Tim Evans, an energy analyst at Citi Futures Perspective in New York, said even though the "market is so intensely focused on the rig count now," the two-week gain won't have much effect on actual supply in the near-term.

"The uptick can at most be considered an inflection point where the rig-count decline stopped. It will take at least six months before it will be reflected in supply," he said.

Oil has surged about 90 per cent from a 12-year low in February as the global glut is trimmed by disruptions and a slide in U.S. output, which is under pressure from the Organization of Petroleum Exporting Countries' policy of pumping without limits.

West Texas Intermediate for July delivery slipped $1.49 to settle at $49.07 a barrel on the New York Mercantile Exchange, the biggest decline since April 4. Futures rose 0.9 per cent this week. Total volume traded was 6.8 per cent below the 100-day average.

Brent for August settlement dropped $1.41, or 2.7 per cent, to $50.54 a barrel on the London-based ICE Futures Europe exchange. The North Sea crude, used as a global benchmark, climbed 1.8 per cent this week. Brent closed at an 82-cent premium to WTI for August delivery.

The Bloomberg Dollar Spot Index, which tracks the currency against 10 major peers, rose as much as 0.8 per cent after rallying 0.4 per cent on Thursday. The Bloomberg Commodity Index looked set for a second day of losses Friday.

Global stocks headed for the biggest drop in two months and bond yields slid to record lows as investors braced for next week's Federal Reserve meeting and Britain's referendum on European Union membership later this month.

"Ninety percent of the world's oil is dollar-denominated," so any change in dollar value will "feed through pretty directly," Paul Sankey, an energy analyst at Wolfe Research LLC, said. "We are expecting Canadian production to come back soon."

Fires in Canada's oil-sands region are expected to disrupt supplies by an average of 400,000 barrels a day this month, after peaking at more than 1.1 million barrels a day of lost production in May, according to the U.S. Energy Information Administration.
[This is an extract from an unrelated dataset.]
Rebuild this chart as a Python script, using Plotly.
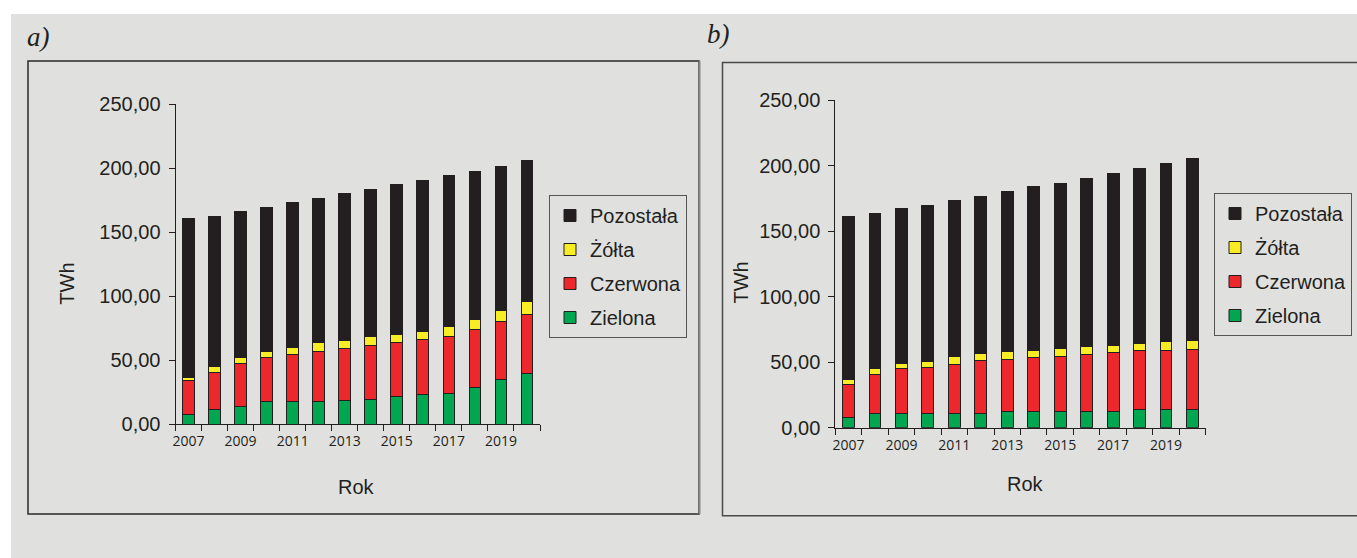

Cenovus Energy Inc. is in the process of restarting production at the Pelican Lake oilfield after shutting operations on Wednesday.

Oil producers in Nigeria are facing a renewed wave of violence in the delta region that accounts for most of the country's crude. The country's output dropped to the lowest in almost three decades as armed groups intensified attacks to rupture pipelines in recent months.